Stated goal: Leave every picture out and write out the records below exactly.

**** Records shown ****

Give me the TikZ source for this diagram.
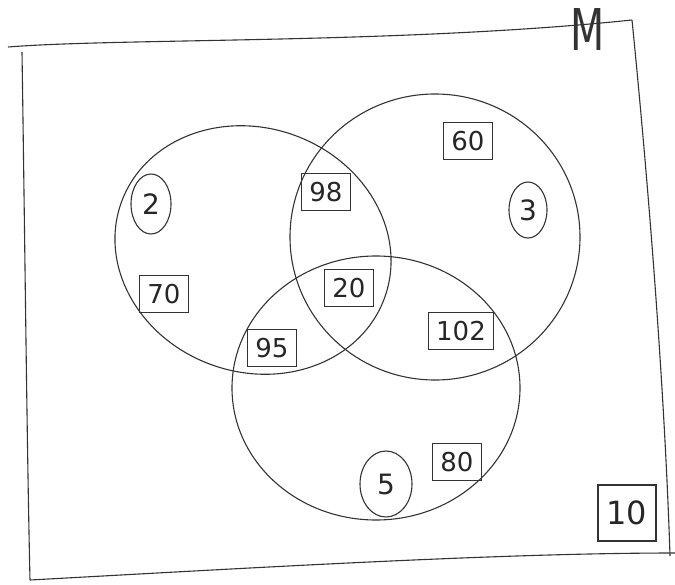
\documentclass[tikz,border=0pt]{standalone}
\usepackage{fontspec}
\setmainfont{DejaVu Sans}
\usetikzlibrary{shapes.geometric}
\begin{document}
\begin{tikzpicture}[x=0.5pt,y=-0.5pt,
  pen/.style={draw=black!80,line width=0.55pt},
  boxnum/.style={pen,rectangle,inner xsep=4pt,inner ysep=4.5pt,font=\fontsize{13}{15}\selectfont\mdseries,text=black!85},
  ringnum/.style={pen,ellipse,inner sep=1pt,font=\fontsize{14}{16}\selectfont,text=black!85}]
\useasboundingbox (0,0) rectangle (675,584);
% universe frame
\coordinate (tr) at (632,20);
\coordinate (br) at (670,556);
\coordinate (bl) at (30,580);
\draw[pen] (8,47) .. controls (120,38) and (400,44) .. (tr);
\draw[pen] (tr) .. controls (650,200) and (665,400) .. (br);
\draw[pen] (22,52) .. controls (25,250) and (27,450) .. (bl);
\draw[pen] (bl) .. controls (250,568) and (500,553) .. (675,553);
\node[font=\fontsize{18}{20}\selectfont,text=black!80,xscale=1.1,yscale=1.6] (M) at (588,30) {M};
% sets
\draw[pen,rotate around={-20:(253,250)}] (253,250) ellipse [x radius=140, y radius=122];
\draw[pen] (435,237) ellipse [x radius=145, y radius=143];
\draw[pen] (376,388) ellipse [x radius=144, y radius=132];
% elements
\node[ringnum,minimum width=20pt,minimum height=30pt] (n2) at (151,204) {2};
\node[boxnum] (n98) at (326,192) {98};
\node[boxnum] (n60) at (468,141) {60};
\node[ringnum,minimum width=19pt,minimum height=28pt] (n3) at (528,210) {3};
\node[boxnum] (n70) at (164,294) {70};
\node[boxnum] (n20) at (349,288) {20};
\node[boxnum] (n95) at (272,348) {95};
\node[boxnum] (n102) at (461,331) {102};
\node[ringnum,minimum width=26pt,minimum height=33pt] (n5) at (386,484) {5};
\node[boxnum] (n80) at (457,462) {80};
\node[boxnum,minimum width=29pt,minimum height=28pt,font=\fontsize{16}{18}\selectfont] (n10) at (627,513) {10};
\end{tikzpicture}
\end{document}
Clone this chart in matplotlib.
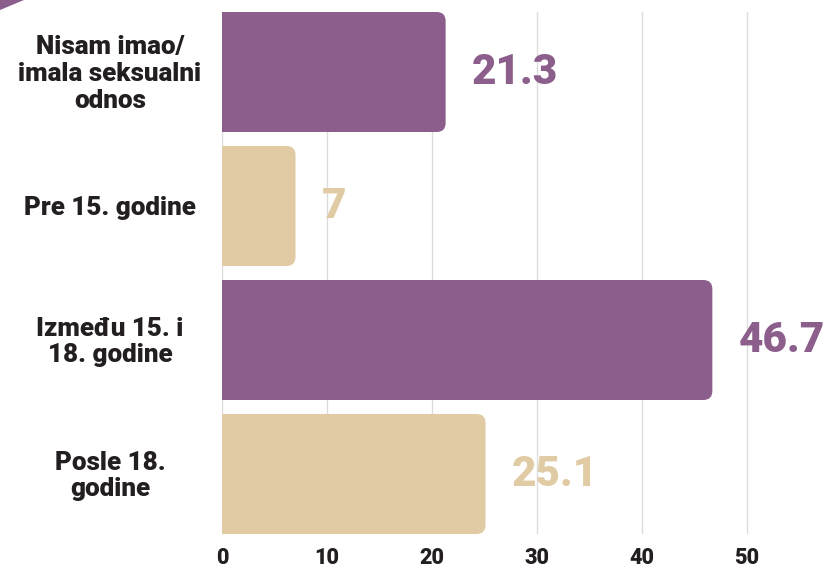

****

Written answer:
Give me the TikZ source for this diagram.
\documentclass[tikz,border=0pt]{standalone}
\usepackage{fontspec}
\setmainfont{DejaVu Sans}
\usetikzlibrary{shapes.geometric}
\begin{document}
\begin{tikzpicture}[x=0.5pt,y=-0.5pt,
  pen/.style={draw=black!80,line width=0.55pt},
  boxnum/.style={pen,rectangle,inner xsep=4pt,inner ysep=4.5pt,font=\fontsize{13}{15}\selectfont\mdseries,text=black!85},
  ringnum/.style={pen,ellipse,inner sep=1pt,font=\fontsize{14}{16}\selectfont,text=black!85}]
\useasboundingbox (0,0) rectangle (675,584);
% universe frame
\coordinate (tr) at (632,20);
\coordinate (br) at (670,556);
\coordinate (bl) at (30,580);
\draw[pen] (8,47) .. controls (120,38) and (400,44) .. (tr);
\draw[pen] (tr) .. controls (650,200) and (665,400) .. (br);
\draw[pen] (22,52) .. controls (25,250) and (27,450) .. (bl);
\draw[pen] (bl) .. controls (250,568) and (500,553) .. (675,553);
\node[font=\fontsize{18}{20}\selectfont,text=black!80,xscale=1.1,yscale=1.6] (M) at (588,30) {M};
% sets
\draw[pen,rotate around={-20:(253,250)}] (253,250) ellipse [x radius=140, y radius=122];
\draw[pen] (435,237) ellipse [x radius=145, y radius=143];
\draw[pen] (376,388) ellipse [x radius=144, y radius=132];
% elements
\node[ringnum,minimum width=20pt,minimum height=30pt] (n2) at (151,204) {2};
\node[boxnum] (n98) at (326,192) {98};
\node[boxnum] (n60) at (468,141) {60};
\node[ringnum,minimum width=19pt,minimum height=28pt] (n3) at (528,210) {3};
\node[boxnum] (n70) at (164,294) {70};
\node[boxnum] (n20) at (349,288) {20};
\node[boxnum] (n95) at (272,348) {95};
\node[boxnum] (n102) at (461,331) {102};
\node[ringnum,minimum width=26pt,minimum height=33pt] (n5) at (386,484) {5};
\node[boxnum] (n80) at (457,462) {80};
\node[boxnum,minimum width=29pt,minimum height=28pt,font=\fontsize{16}{18}\selectfont] (n10) at (627,513) {10};
\end{tikzpicture}
\end{document}
Clone this chart in matplotlib.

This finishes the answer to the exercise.